Hillary Clinton thinks it is Barack Obama, who criticized the barrage of harsh questions and Clinton commentary he endured at the debate Wednesday night in Philadelphia. Obama thinks it is Clinton, who has frequently objected to what she describes as tougher treatment of her by the press.

And with just days to go before Tuesday's critical primary in economically distressed Pennsylvania, the two Ivy League educated lawyers are delivering the same message to Keystone State voters: I'm being treated unfairly, but I'm tougher than my opponent, who can't take a little criticism.

Clinton made her pitch yesterday in a high school gymnasium, winning cheers from a mostly teenage audience as she castigated the Illinois senator as the class wimp.

"Did you see the debate the other night?" Clinton asked at Radnor High School. "I know that some of my opponent's supporters, and my opponent, are kind of complaining about the hard questions," she said.

"Having been in the White House for eight years, and seen what happens in terms of the pressures and stresses on a president, that was nothing," the New York senator added. "I'm with Harry Truman on this: If you can't take the heat, get out of the kitchen. Speaking for myself, I'm very comfortable in the kitchen."

Obama's campaign shot back quickly, saying it was blatant hypocrisy for Clinton to call Obama less than tough when she has frequently cast herself as the victim of heavier scrutiny. During a debate last month in Cleveland, Clinton pointed out that she was fielding the first question again and referred to a "Saturday Night Live" skit that suggested reporters were in the tank for Obama.

"You tell me who's been complaining about the press for the last six months," Obama told reporters yesterday. "You tell me."

The rhetoric reflects the testiness in both campaigns as the candidates battle for votes ahead of Tuesday's primary. While some Democrats, mostly Obama's supporters, have suggested that Clinton pull out of the race, Clinton has determinedly stayed in, hoping to convince superdelegates that she would be the stronger nominee. Obama has been steadily increasing his superdelegate count, while the Clinton campaign yesterday trumpeted a national poll showing she had narrowed Obama's lead from 7 percentage points to 3 following Wednesday's debate.

For months Clinton and her supporters have blamed media coverage for her inability to sew up the Democratic nomination, as many of them expected her to do easily and early. The campaign has complained about sexism and accused the press of not scrutinizing Obama. After media outlets discovered a memo indicating that an adviser told Canadian officials that Obama was not as opposed to the North American Free Trade Agreement as his speeches suggested, Clinton told reporters that the coverage would have been different had it been her and not Obama involved in the controversy.

"People just blank-check him," said Susan Greenstein, 62, a retired teacher from suburban Pennsylvania supporting Clinton. "They think he can walk on water."

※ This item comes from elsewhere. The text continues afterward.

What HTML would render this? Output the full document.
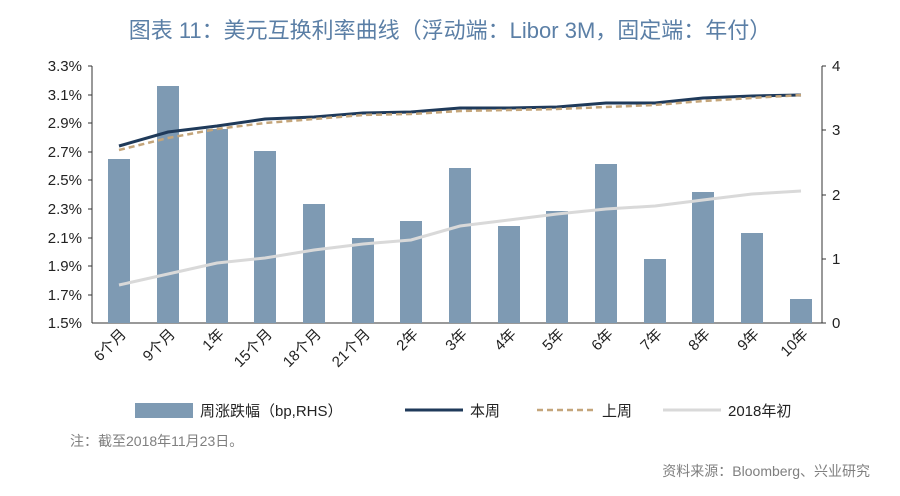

Ellen Malcolm, head of the feminist fund-raising group EMILY's List, shook her head in disbelief at what she called the sexism in media coverage of Clinton.

"When you're the first, you get all the gender stereotypes," Malcolm said.

But this week, it was Obama who was on the defensive, as debate moderators pummeled him with questions about remarks made by his former minister and his acquaintance with Bill Ayers, former head of a radical 1960s group. Obama, bruised by the debate, compared Clinton's attacks to the tactics of Republicans who have targeted Clinton over the years.

Yesterday, Obama saved his shots for Senator John McCain of Arizona, saying the presumptive GOP nominee did not understand the depth of economic distress in areas such as Erie, where he was campaigning. McCain said in a TV interview Thursday that the country had made great progress economically under President Bush.

"Only somebody who's spent two decades in Washington could make a statement as disconnected from the hard times people are facing," Obama said.

McCain's campaign accused Obama of cherry-picking comments, pointing out that McCain, in the same interview, acknowledged that families are now facing tremendous economic challenges.